No entanto, tudo não passa de uma estratégia compassadamente desenvolvida para contrapor-se as políticas liberais dos EUA. Com a união civil homossexual reconhecida pela mais alta corte dos EUA, a regulamentação do uso recreativo da maconha em Estados como o Colorado e Washington, a agenda conservadora de Putin ganha cada vez mais adeptos no mundo ocidental. Olavo de Carvalho foi assertivo ao publicar, em setembro de 2013, uma pequena nota sobre o lider russo. “Vladimir Putin parece que descobriu a fórmula do sucesso: a esquerda internacional o aplaude porque é anti-americano, a direita porque vê nele a esperança de um renascimento espiritual do mundo. Ele me parece muito mais inteligente do que seu mestre Duguin…”. Carvalho finaliza com uma dúvida: “Aonde isso vai dar, ninguém sabe.” Pela primeira vez tenho de concordar com ele.

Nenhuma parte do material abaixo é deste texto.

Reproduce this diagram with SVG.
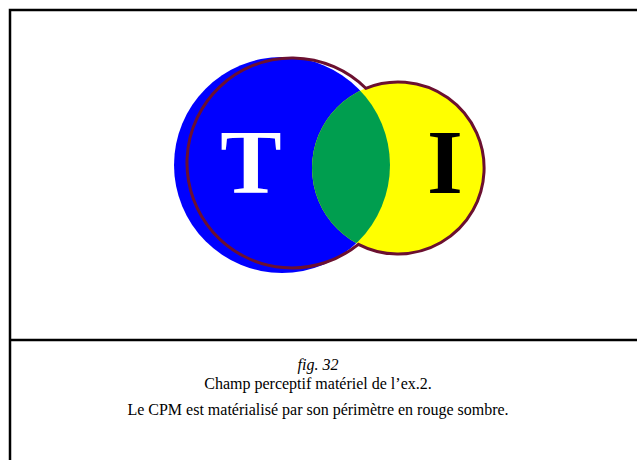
<svg xmlns="http://www.w3.org/2000/svg" width="637" height="460" viewBox="0 0 637 460">
  <style>
    .frame { fill: none; stroke: #000; stroke-width: 2.5; }
    .cap { font-family: "Liberation Serif", "Times New Roman", serif; font-size: 16px; fill: #000; text-anchor: middle; }
    .letter { font-family: "Liberation Serif", "Times New Roman", serif; font-weight: bold; font-size: 92px; text-anchor: middle; }
  </style>
  <defs>
    <clipPath id="blueClip">
      <circle cx="282" cy="165" r="108"/>
    </clipPath>
  </defs>
  <rect width="637" height="460" fill="#fff"/>
  <g id="frame">
    <path class="frame" d="M10,460 V10 H637"/>
    <line class="frame" x1="10" y1="340" x2="637" y2="340"/>
  </g>
  <g id="circle-T">
    <circle cx="282" cy="165" r="108" fill="#0000ff"/>
  </g>
  <g id="circle-I">
    <circle cx="398" cy="168" r="86" fill="#ffff00"/>
  </g>
  <g id="intersection">
    <circle cx="398" cy="168" r="86" fill="#009e4f" clip-path="url(#blueClip)"/>
  </g>
  <g id="cpm-perimeter">
    <path d="M365.8,88.3 A105,105 0 1,0 358.4,244.3 A86,86 0 1,0 365.8,88.3 Z" fill="none" stroke="#6b1030" stroke-width="3"/>
  </g>
  <g id="label-T">
    <text class="letter" x="251" y="193" fill="#fff">T</text>
  </g>
  <g id="label-I">
    <text class="letter" x="445" y="193" fill="#000">I</text>
  </g>
  <g id="caption">
    <text class="cap" x="318" y="370" font-style="italic">fig. 32</text>
    <text class="cap" x="318" y="389">Champ perceptif matériel de l’ex.2.</text>
    <text class="cap" x="318" y="415">Le CPM est matérialisé par son périmètre en rouge sombre.</text>
  </g>
</svg>
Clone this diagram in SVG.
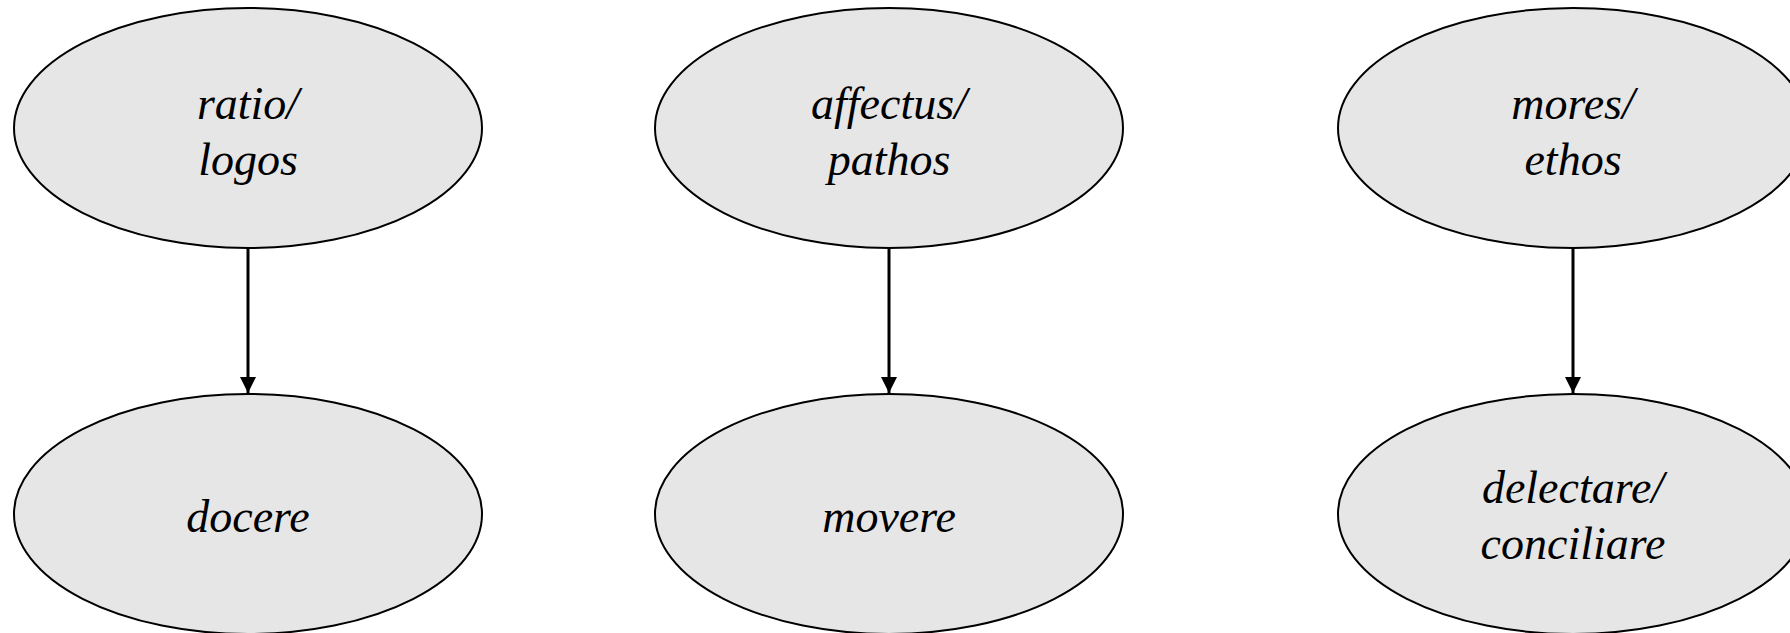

Até que ponto Putin é de fato religioso? Até que ponto ele defende a vida? De que maneira ele concebe direitos fundamentais, como o de livre expressão intelectual, artística e religiosa? Pela maneira como o ex-agente da KGB vem atuando nos bastidores da política nacional e internacional sugere que o conservadorismo não passa mesmo de uma temporária peça de publicidade russa. De fato temos motivos para seguir com semelhante análise, principalmente diante de informações de que igrejas protestantes na Rússia têm enfrentado dificuldades por conta da aproximação da Igreja Ortodoxa com os corredores do poder do Kremlin, de que opositores vêm sendo sumáriamente aniquilados e que Vladimir Putin é um fiel escudeiro do regime sanguinário de Bashar al-Assad.

Como conciliar o conservadorismo de Vladimir Putin com a política de extermínio de opositores e civis no território sírio? Putin não é conservador, apesar do que alguns súditos seguidores dele no Ocidente – e há militantes no Brasil que abraçaram a nova agenda russa – creiam de forma cega e equivocada. Pouca diferença há entre o conservadorismo russo e o liberalismo americano dado ao fato de que tudo não passa de um aceno a um público importante para a composição do tabuleiro internacional. O conservadorismo de Putin é o mesmo que o parque temático aberto na capital da Coreia do Norte pelo jovem ditador Kim Jong-um: pura distração e marketing político. Encenação.